1 August 2022
Renewable Power: Clean energy, complex claims
by Craig Jones & Dilan Surendrakumar
The impact of the global climate crisis is critical, with analysts noting that continued warming will likely result in surging temperatures, rising seawater levels and extreme drought in some parts of the world.
Solar power is at the forefront of the energy transition, especially in the Middle East which has some of the highest solar irradiance levels in the world, and an abundance of barren desert land to enable the construction of large, high-capacity solar farms utilising either photovoltaic (PV) or concentrated solar power (CSP) technologies.
The demand to construct large solar plants quickly and cost-effectively sees increased risks in both the construction and operational phases of such projects. Integra’s experience in handling such claims has illustrated that even the smallest of issues can result in large-scale complexities and costs.
Wind, fire, what next?
As typical and atypical weather-related losses are becoming increasingly common, sensitive solar equipment is being impacted by adverse weather events around the globe. As an example, Integra was appointed on a newly constructed portion of a solar park in the Middle East region, where construction was complete and the panels placed in their ‘inspection’ position for testing and commissioning.
With winds gusting in excess of 90 km/hr, the panels acted as a sail, causing many of the slewing drives and steel frames to twist and break. As is customary, we were required to confirm whether there was any design, manufacturing or workmanship-related defect. Upon concluding our investigation we were able to establish that the system was constructed per the original equipment manufacturer’s (OEM) recommendations. Moreover, we concluded the winds experienced in the remote and open area of land accelerated the damage sustained.
Defects within electrical equipment such as inverters and transformers can result in damage once the solar plant is connected to the grid. Failures of the IGBT switching devices within inverters can occur if these components are inappropriately designed for the grid conditions, or if there are workmanship defects resulting from their manufacture or installation.
When defective, these components are prone to overheating which can result in a fire spreading quickly through the inverter. The modular design of inverters used in solar PV plants can contain several IGBT components, and it is not uncommon for such failures to occur repeatedly due to a serial defect within each device’s manufacture. With each damaged component, there is a corresponding reduction in the plant’s ability to operate at full capacity, which can result in significant interruption to their business.
The remote location of renewable energy projects can also provoke delays in sourcing the necessary machinery needed to conduct repairs. In one of the losses we have recently been appointed on, a fire occurred within a 50m high wind turbine in the Middle East at a time when maintenance activities were being carried out in the nacelle. The fire caused the complete destruction of the turbine’s electrical equipment and blades. Sourcing replacement parts for the turbine was straightforward, however obtaining a suitable crane to effect repairs proved challenging. During construction of the windfarm, heavy-lift cranes had been widely available as the height of the turbines meant a specialist “superlift” had been on site.

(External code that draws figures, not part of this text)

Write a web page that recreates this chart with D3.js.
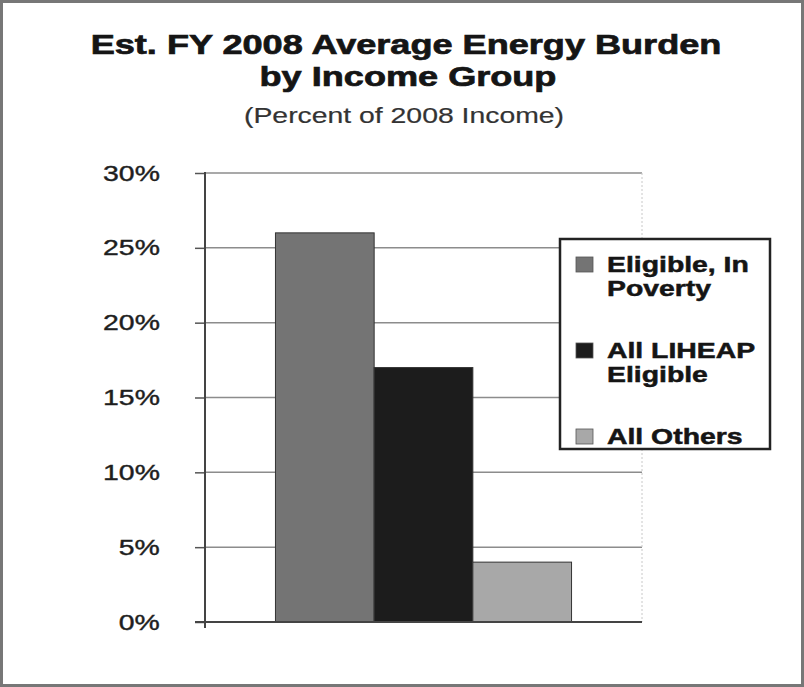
<!DOCTYPE html>
<meta charset="utf-8">
<style>
  body { margin: 0; background: #fff; }
  svg { display: block; font-family: "Liberation Sans", Arial, sans-serif; }
</style>
<script src="https://d3js.org/d3.v7.min.js"></script>
<div id="chart"></div>
<script>
// data
var groups = ["FY 2008"];
var series = ["Eligible, In Poverty", "All LIHEAP Eligible", "All Others"];
var legendLines = [["Eligible, In", "Poverty"], ["All LIHEAP", "Eligible"], ["All Others"]];
var values = [0.26, 0.17, 0.04];
var yTicks = [0, 0.05, 0.10, 0.15, 0.20, 0.25, 0.30];
var colors = ["#747474", "#1c1c1c", "#a8a8a8"];

var W = 804, H = 687;
var sx = 1.29; // the source picture is stretched sideways

var plot = {left: 205, right: 642, top: 173, bottom: 622};

var svg = d3.select("#chart").append("svg")
  .attr("width", W).attr("height", H);

// outer frame
svg.append("rect")
  .attr("x", 1.5).attr("y", 1.5)
  .attr("width", W - 3).attr("height", H - 3)
  .attr("fill", "#fff").attr("stroke", "#777").attr("stroke-width", 3);

// helper: stretched text, with a thin outline to match the heavy scan
function label(x, y, txt, size, weight, anchor, fill, thick) {
  svg.append("g")
    .attr("transform", "translate(" + x + "," + y + ") scale(" + sx + ",1)")
    .append("text")
      .attr("text-anchor", anchor)
      .attr("font-size", size)
      .attr("font-weight", weight)
      .attr("fill", fill)
      .attr("stroke", fill)
      .attr("stroke-width", thick || 0)
      .text(txt);
}

// titles
label(406, 54, "Est. FY 2008 Average Energy Burden", 28, "bold", "middle", "#151515", 0.7);
label(408, 86, "by Income Group", 28, "bold", "middle", "#151515", 0.7);
label(404, 123, "(Percent of 2008 Income)", 22, "normal", "middle", "#333", 0.2);

// scales
var y = d3.scaleLinear().domain([0, 0.30]).range([plot.bottom, plot.top]);
var x0 = d3.scaleBand().domain(groups).range([plot.left, plot.right])
  .paddingInner(0).paddingOuter(0.238);
var x1 = d3.scaleBand().domain(series).range([0, x0.bandwidth()]).padding(0);

// gridlines
svg.append("g").selectAll("line")
  .data(yTicks.filter(function(d) { return d > 0; }))
  .enter().append("line")
    .attr("x1", plot.left).attr("x2", plot.right)
    .attr("y1", function(d) { return y(d); })
    .attr("y2", function(d) { return y(d); })
    .attr("stroke", "#8c8c8c").attr("stroke-width", 1.5);

// faint right border of plot
svg.append("line")
  .attr("x1", plot.right).attr("x2", plot.right)
  .attr("y1", y(0.30)).attr("y2", y(0))
  .attr("stroke", "#c8c8c8").attr("stroke-width", 1)
  .attr("stroke-dasharray", "2,2");

// bars
svg.append("g").selectAll("rect")
  .data(values)
  .enter().append("rect")
    .attr("x", function(d, i) { return x0(groups[0]) + x1(series[i]); })
    .attr("y", function(d) { return y(d); })
    .attr("width", x1.bandwidth())
    .attr("height", function(d) { return y(0) - y(d); })
    .attr("fill", function(d, i) { return colors[i]; })
    .attr("stroke", "#333").attr("stroke-width", 1);

// y axis
var yAxis = svg.append("g")
  .attr("transform", "translate(" + plot.left + ",0)")
  .call(d3.axisLeft(y).tickValues(yTicks).tickFormat(d3.format(".0%"))
    .tickSize(10).tickPadding(25));
yAxis.select(".domain").remove();
yAxis.selectAll(".tick line").attr("stroke", "#555").attr("stroke-width", 1.5);
yAxis.selectAll(".tick text")
  .attr("font-size", 22)
  .attr("font-family", "Liberation Sans, Arial, sans-serif")
  .attr("fill", "#1e1e1e")
  .attr("stroke", "#1e1e1e").attr("stroke-width", 0.4)
  .attr("transform", "scale(" + sx + ",1)");

// axis lines
svg.append("line")
  .attr("x1", plot.left).attr("x2", plot.left)
  .attr("y1", y(0.30) - 1).attr("y2", y(0) + 6)
  .attr("stroke", "#444").attr("stroke-width", 2);
svg.append("line")
  .attr("x1", plot.left - 10).attr("x2", plot.right)
  .attr("y1", y(0)).attr("y2", y(0))
  .attr("stroke", "#444").attr("stroke-width", 2);

// legend
var lg = svg.append("g");
lg.append("rect")
  .attr("x", 560).attr("y", 239)
  .attr("width", 210).attr("height", 210)
  .attr("fill", "#fff").attr("stroke", "#222").attr("stroke-width", 2.5);

series.forEach(function(s, i) {
  var top = 257 + i * 86;
  lg.append("rect")
    .attr("x", 576).attr("y", top)
    .attr("width", 17).attr("height", 15)
    .attr("fill", colors[i]).attr("stroke", "#555").attr("stroke-width", 0.8);
  legendLines[i].forEach(function(t, j) {
    label(607, top + 15 + j * 24, t, 22, "bold", "start", "#151515", 0.5);
  });
});
</script>
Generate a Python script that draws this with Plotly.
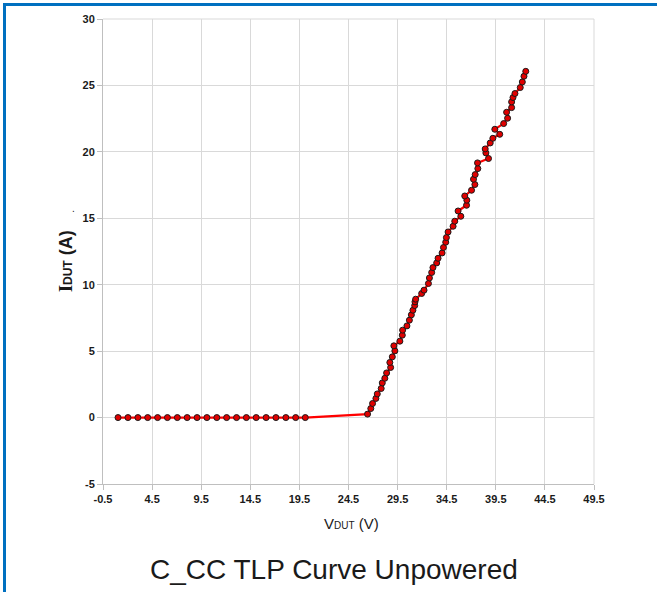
import plotly.graph_objects as go

# Flat (off-state) portion
v_flat = [1.03, 2.04, 3.05, 4.05, 5.06, 6.06, 7.07, 8.07, 9.08, 10.08,
          11.09, 12.09, 13.10, 14.10, 15.10, 16.11, 17.11, 18.12, 19.12, 20.10]
i_flat = [0.0] * 20

# Conduction portion
v_on = [26.44, 26.77, 26.95, 27.29, 27.43, 27.83, 27.94, 28.20, 28.38, 28.79,
        28.71, 28.96, 29.22, 29.12, 29.73, 29.98, 30.01, 30.45, 30.70, 30.90,
        31.06, 31.24, 31.27, 31.34, 31.95, 32.19, 32.64, 32.74, 32.97, 33.10,
        33.48, 33.62, 34.03, 34.17, 34.40, 34.47, 34.64, 35.15, 35.32, 35.94,
        35.66, 36.52, 36.55, 36.34, 37.03, 37.37, 37.23, 37.40, 37.67, 37.64,
        38.76, 38.49, 38.42, 38.93, 39.20, 39.90, 39.40, 40.30, 40.70, 40.60,
        41.11, 41.11, 41.25, 41.45, 41.99, 42.20, 42.37, 42.55]
i_on = [0.26, 0.68, 1.06, 1.44, 1.78, 2.19, 2.61, 2.96, 3.36, 3.77,
        4.15, 4.57, 5.02, 5.40, 5.75, 6.20, 6.58, 6.90, 7.33, 7.73,
        8.08, 8.43, 8.71, 8.91, 9.34, 9.59, 10.09, 10.51, 10.92, 11.29,
        11.64, 11.99, 12.39, 12.80, 13.20, 13.55, 13.97, 14.40, 14.78, 15.15,
        15.55, 15.98, 16.36, 16.68, 17.11, 17.54, 17.94, 18.29, 18.74, 19.17,
        19.50, 19.92, 20.22, 20.67, 21.02, 21.32, 21.70, 22.13, 22.53, 22.98,
        23.33, 23.76, 24.09, 24.39, 24.84, 25.26, 25.69, 26.06]

v_all = v_flat + v_on
i_all = i_flat + i_on

x_ticks = [-0.5, 4.5, 9.5, 14.5, 19.5, 24.5, 29.5, 34.5, 39.5, 44.5, 49.5]
y_ticks = [-5, 0, 5, 10, 15, 20, 25, 30]

fig = go.Figure()
fig.add_trace(go.Scatter(
    x=v_all, y=i_all, mode="lines+markers",
    line=dict(color="#ff0000", width=2.2),
    marker=dict(size=6, color="#e00000", line=dict(color="#1a1a1a", width=1)),
    showlegend=False,
))

W, H = 657, 592
L, R, T, B = 103, 63, 19, 108
pw, ph = W - L - R, H - T - B

def px(x):
    return (x - L) / pw

def py(y):
    return (H - B - y) / ph

axis_font = dict(family="Liberation Sans, Arial, sans-serif", size=11, color="#1a1a1a")

fig.update_layout(
    width=W, height=H,
    margin=dict(l=L, r=R, t=T, b=B),
    paper_bgcolor="white", plot_bgcolor="white",
    xaxis=dict(
        range=[-0.5, 49.5], tickvals=x_ticks, ticktext=[f"{v:.1f}" for v in x_ticks],
        showgrid=True, gridcolor="#d9d9d9", gridwidth=1,
        showline=True, linecolor="#bfbfbf", linewidth=1,
        ticks="outside", ticklen=5, tickcolor="#bfbfbf",
        tickfont=dict(axis_font, weight="bold"), zeroline=False,
    ),
    yaxis=dict(
        range=[-5, 30], tickvals=y_ticks, ticktext=[str(v) for v in y_ticks],
        showgrid=True, gridcolor="#d9d9d9", gridwidth=1,
        showline=True, linecolor="#bfbfbf", linewidth=1,
        ticks="outside", ticklen=5, tickcolor="#bfbfbf",
        tickfont=dict(axis_font, weight="bold"), zeroline=False,
    ),
    shapes=[
        dict(type="line", xref="paper", yref="paper",
             x0=px(4.5), x1=px(4.5), y0=py(700), y1=py(3),
             line=dict(color="#0070c0", width=3)),
        dict(type="line", xref="paper", yref="paper",
             x0=px(3), x1=px(700), y0=py(4.5), y1=py(4.5),
             line=dict(color="#0070c0", width=3)),
        dict(type="line", xref="paper", yref="paper",
             x0=0, x1=1, y0=1, y1=1, line=dict(color="#d9d9d9", width=1)),
        dict(type="line", xref="paper", yref="paper",
             x0=1, x1=1, y0=0, y1=1, line=dict(color="#d9d9d9", width=1)),
    ],
    annotations=[
        dict(text="V<span style='font-size:10px'>DUT</span> (V)",
             xref="paper", yref="paper", x=px(351), y=py(523),
             showarrow=False, xanchor="center", yanchor="middle",
             font=dict(family="Liberation Sans, Arial, sans-serif", size=15, color="#1a1a1a")),
        dict(text="<span style='font-family:Liberation Serif'>I</span><span style='font-size:12px'>DUT</span> (A)",
             xref="paper", yref="paper", x=px(66), y=py(261), textangle=-90,
             showarrow=False, xanchor="center", yanchor="middle",
             font=dict(family="Liberation Sans, Arial, sans-serif", size=18, color="#1a1a1a", weight="bold")),
        dict(text=".", xref="paper", yref="paper", x=px(73), y=py(208),
             showarrow=False, xanchor="center", yanchor="middle",
             font=dict(family="Liberation Sans, Arial, sans-serif", size=10, color="#1a1a1a")),
        dict(text="C_CC TLP Curve Unpowered",
             xref="paper", yref="paper", x=px(334), y=py(569),
             showarrow=False, xanchor="center", yanchor="middle",
             font=dict(family="Liberation Sans, Arial, sans-serif", size=28, color="#1a1a1a")),
    ],
)

fig.write_html("out.html", config={"displayModeBar": False},
               post_script="document.body.style.margin='0';document.body.style.overflow='hidden';")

However, once the site went into commercial operation, the specialist superlift crane moved on to its next project. In the aftermath of the fire, the nearest suitable crane was over 300km away. The cost of hiring this crane ultimately accounted for 30% of the overall cost of repair, which it’s fair to say was anticipated by the insurers of the risk.
Micro problems, macro cost!
The need and availability of specialist equipment should not be overlooked both when assessing these risks and when mitigating the losses, particularly as we see an increase in the development of larger, higher capacity wind turbines, solar parks and other renewable energy projects.
When handling defect-related claims there are several aspects to be considered. What is damage versus what is purely defective? Are there any series loss provisions within the policy? How are policy deductibles applied?. Identifying the root cause of failures is also critical, not only to assess how the insurance policy responds, but also to review whether any contractual conditions or manufacturing warranties apply. A thorough review of such provisions is needed to protect all shareholder interests of any contractual or legal remedies / recoveries that may exist.
Does it get better?
Increased use of sustainable, renewable energy throughout the world is at the forefront of all of our minds as we journey towards ‘Net Zero’. We anticipate the integration of renewable energies with upcoming technologies will also result in increased project complexities and, as the energy transition starts to accelerate, the nature of claims will diversify and the overall complexity and claim quantum are set to significantly increase.